Objective: Output exactly, and only, the lines from the line containing "Write the D3.js code for this chart." through the line containing "const fmt = (v)", both included.

Data shown:
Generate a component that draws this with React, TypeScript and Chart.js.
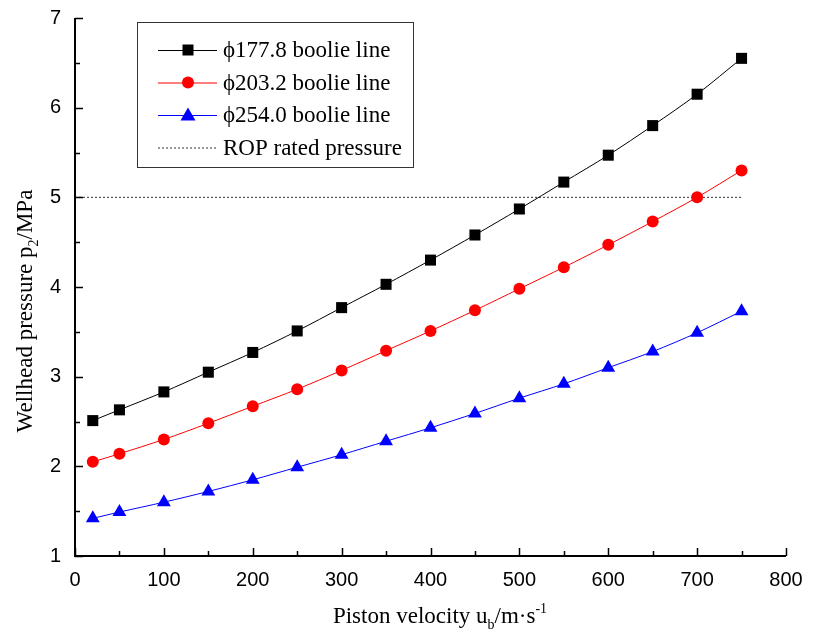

---

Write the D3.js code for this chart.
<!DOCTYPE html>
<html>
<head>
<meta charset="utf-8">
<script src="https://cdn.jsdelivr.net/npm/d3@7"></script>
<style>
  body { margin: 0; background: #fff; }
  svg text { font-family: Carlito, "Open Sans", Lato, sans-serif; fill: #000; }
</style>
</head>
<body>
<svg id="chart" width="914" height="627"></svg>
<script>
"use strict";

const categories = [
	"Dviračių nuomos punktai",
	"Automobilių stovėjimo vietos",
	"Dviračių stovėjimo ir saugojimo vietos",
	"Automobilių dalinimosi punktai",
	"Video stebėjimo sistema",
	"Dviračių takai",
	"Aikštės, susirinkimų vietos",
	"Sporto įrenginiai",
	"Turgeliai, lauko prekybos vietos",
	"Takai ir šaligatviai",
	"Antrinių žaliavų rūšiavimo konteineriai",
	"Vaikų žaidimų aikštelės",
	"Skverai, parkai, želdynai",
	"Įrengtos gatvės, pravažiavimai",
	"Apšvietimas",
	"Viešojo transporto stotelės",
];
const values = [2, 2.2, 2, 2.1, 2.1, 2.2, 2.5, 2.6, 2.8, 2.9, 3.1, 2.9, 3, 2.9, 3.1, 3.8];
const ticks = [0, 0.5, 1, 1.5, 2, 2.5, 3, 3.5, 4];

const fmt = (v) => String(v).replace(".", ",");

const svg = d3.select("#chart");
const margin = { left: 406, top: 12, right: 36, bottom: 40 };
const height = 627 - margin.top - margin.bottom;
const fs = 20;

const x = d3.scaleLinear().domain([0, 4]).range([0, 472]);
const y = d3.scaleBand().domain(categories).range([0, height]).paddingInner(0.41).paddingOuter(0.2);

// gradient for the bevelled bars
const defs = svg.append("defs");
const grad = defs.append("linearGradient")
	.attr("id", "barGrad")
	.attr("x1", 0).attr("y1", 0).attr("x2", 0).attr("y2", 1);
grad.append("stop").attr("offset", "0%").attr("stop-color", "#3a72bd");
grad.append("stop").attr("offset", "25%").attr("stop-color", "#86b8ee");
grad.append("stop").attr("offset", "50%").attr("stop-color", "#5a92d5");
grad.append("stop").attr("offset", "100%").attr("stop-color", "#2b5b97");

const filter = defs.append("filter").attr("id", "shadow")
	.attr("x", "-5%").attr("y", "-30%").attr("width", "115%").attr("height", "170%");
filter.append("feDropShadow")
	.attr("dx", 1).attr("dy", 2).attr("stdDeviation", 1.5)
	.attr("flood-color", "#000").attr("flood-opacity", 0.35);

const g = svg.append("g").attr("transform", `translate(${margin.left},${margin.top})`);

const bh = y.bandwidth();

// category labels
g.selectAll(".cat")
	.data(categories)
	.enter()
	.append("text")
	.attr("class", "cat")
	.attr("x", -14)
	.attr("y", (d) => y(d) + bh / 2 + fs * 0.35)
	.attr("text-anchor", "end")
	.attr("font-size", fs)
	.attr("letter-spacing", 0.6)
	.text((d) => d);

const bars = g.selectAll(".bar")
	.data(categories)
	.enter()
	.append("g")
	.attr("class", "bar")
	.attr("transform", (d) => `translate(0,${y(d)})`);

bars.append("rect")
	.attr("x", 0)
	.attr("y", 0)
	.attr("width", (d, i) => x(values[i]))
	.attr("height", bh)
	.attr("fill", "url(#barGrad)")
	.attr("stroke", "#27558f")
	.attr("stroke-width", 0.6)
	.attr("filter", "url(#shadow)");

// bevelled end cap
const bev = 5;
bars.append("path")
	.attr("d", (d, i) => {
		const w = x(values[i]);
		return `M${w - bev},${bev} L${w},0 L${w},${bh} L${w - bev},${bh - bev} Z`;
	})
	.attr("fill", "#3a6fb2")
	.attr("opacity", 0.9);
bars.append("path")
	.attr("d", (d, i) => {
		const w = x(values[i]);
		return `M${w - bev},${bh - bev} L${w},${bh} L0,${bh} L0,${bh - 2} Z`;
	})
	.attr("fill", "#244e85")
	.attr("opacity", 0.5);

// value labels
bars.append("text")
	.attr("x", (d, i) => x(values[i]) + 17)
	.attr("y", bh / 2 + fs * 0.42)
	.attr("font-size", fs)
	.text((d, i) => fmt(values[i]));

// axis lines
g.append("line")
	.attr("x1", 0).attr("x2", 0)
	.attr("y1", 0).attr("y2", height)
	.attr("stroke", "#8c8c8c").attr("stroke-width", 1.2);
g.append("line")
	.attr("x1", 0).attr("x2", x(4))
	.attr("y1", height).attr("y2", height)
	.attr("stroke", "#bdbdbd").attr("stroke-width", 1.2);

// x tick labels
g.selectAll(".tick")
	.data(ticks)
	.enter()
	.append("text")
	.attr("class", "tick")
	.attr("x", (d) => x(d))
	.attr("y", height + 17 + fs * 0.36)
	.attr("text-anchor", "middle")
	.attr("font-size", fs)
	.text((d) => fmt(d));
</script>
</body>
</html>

Result for this task:
Write the D3.js code for this chart.
<!DOCTYPE html>
<html>
<head>
<meta charset="utf-8">
<script src="https://cdn.jsdelivr.net/npm/d3@7"></script>
<style>
  body { margin: 0; background: #fff; }
  svg text { font-family: Carlito, "Open Sans", Lato, sans-serif; fill: #000; }
</style>
</head>
<body>
<svg id="chart" width="914" height="627"></svg>
<script>
"use strict";

const categories = [
	"Dviračių nuomos punktai",
	"Automobilių stovėjimo vietos",
	"Dviračių stovėjimo ir saugojimo vietos",
	"Automobilių dalinimosi punktai",
	"Video stebėjimo sistema",
	"Dviračių takai",
	"Aikštės, susirinkimų vietos",
	"Sporto įrenginiai",
	"Turgeliai, lauko prekybos vietos",
	"Takai ir šaligatviai",
	"Antrinių žaliavų rūšiavimo konteineriai",
	"Vaikų žaidimų aikštelės",
	"Skverai, parkai, želdynai",
	"Įrengtos gatvės, pravažiavimai",
	"Apšvietimas",
	"Viešojo transporto stotelės",
];
const values = [2, 2.2, 2, 2.1, 2.1, 2.2, 2.5, 2.6, 2.8, 2.9, 3.1, 2.9, 3, 2.9, 3.1, 3.8];
const ticks = [0, 0.5, 1, 1.5, 2, 2.5, 3, 3.5, 4];

const fmt = (v) => String(v).replace(".", ",");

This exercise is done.